Identification And Authentication Failures

Authentication flows and identity controls are weak.

Account takeover undermines every downstream authorization control.

Prevention Checklist

  • Require MFA for privileged users and sensitive workflows.
  • Protect session tokens, reset flows, and credential storage.
  • Throttle brute-force attempts and monitor suspicious auth behavior.

A08

Software And Data Integrity Failures

Code or data updates are not verified for integrity and trust.

Supply-chain compromise can silently introduce backdoors across environments.

Prevention Checklist

  • Sign artifacts and verify integrity before deployment.
  • Restrict CI/CD privileges and enforce protected branches.
  • Validate update sources and enforce dependency provenance.

A09

Security Logging And Monitoring Failures

Security events are not logged, monitored, or actionable.

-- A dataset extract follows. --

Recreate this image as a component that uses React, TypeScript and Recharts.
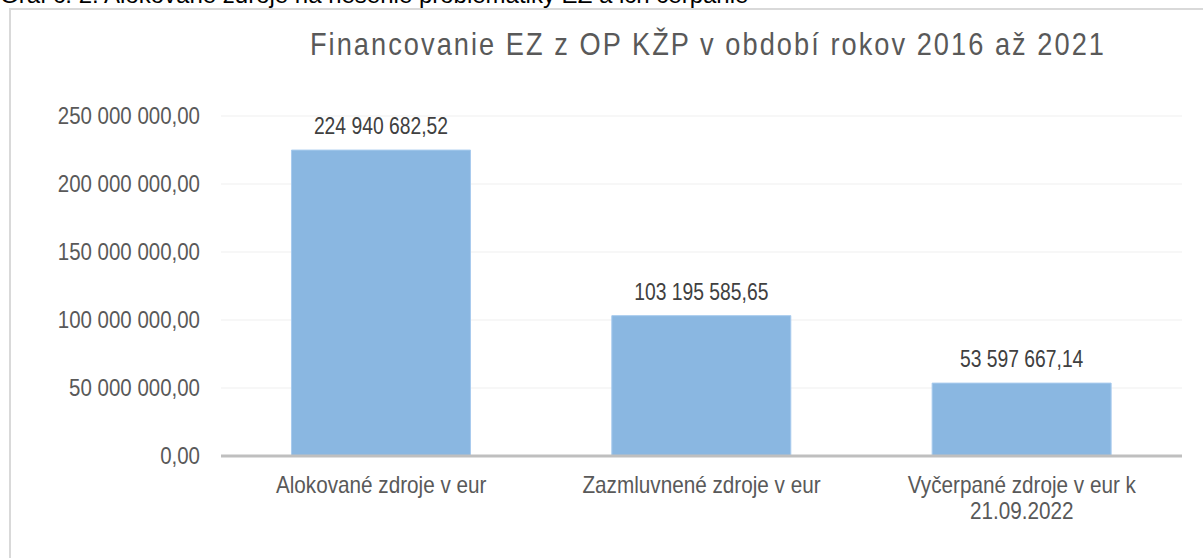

Detection and response delay increases impact and recovery cost.

Prevention Checklist

  • Log auth, authorization, and sensitive state transitions.
  • Set alerting thresholds tied to incident response playbooks.
  • Retain tamper-resistant logs with clear ownership.

A10

Server-Side Request Forgery (SSRF)

The server fetches attacker-controlled URLs without strict controls.

Attackers pivot into internal networks and metadata services through trusted infrastructure.

Prevention Checklist

  • Block private address ranges and enforce destination allowlists.
  • Disable unnecessary outbound network access from app containers.
  • Use strict URL parsing and protocol restrictions.

FAQ

Is OWASP Top 10 a complete security standard?

No. It is a high-value risk baseline. You should combine it with secure SDLC controls, cloud hardening, and domain-specific threat models.

How often should we review these risks?

At minimum each quarter and before major releases. Also review after architecture changes, dependency shifts, or incidents.

How should we prioritize fixes?

Prioritize by exploitability, blast radius, and exposure of sensitive assets. High-impact auth and access-control issues should be treated as urgent.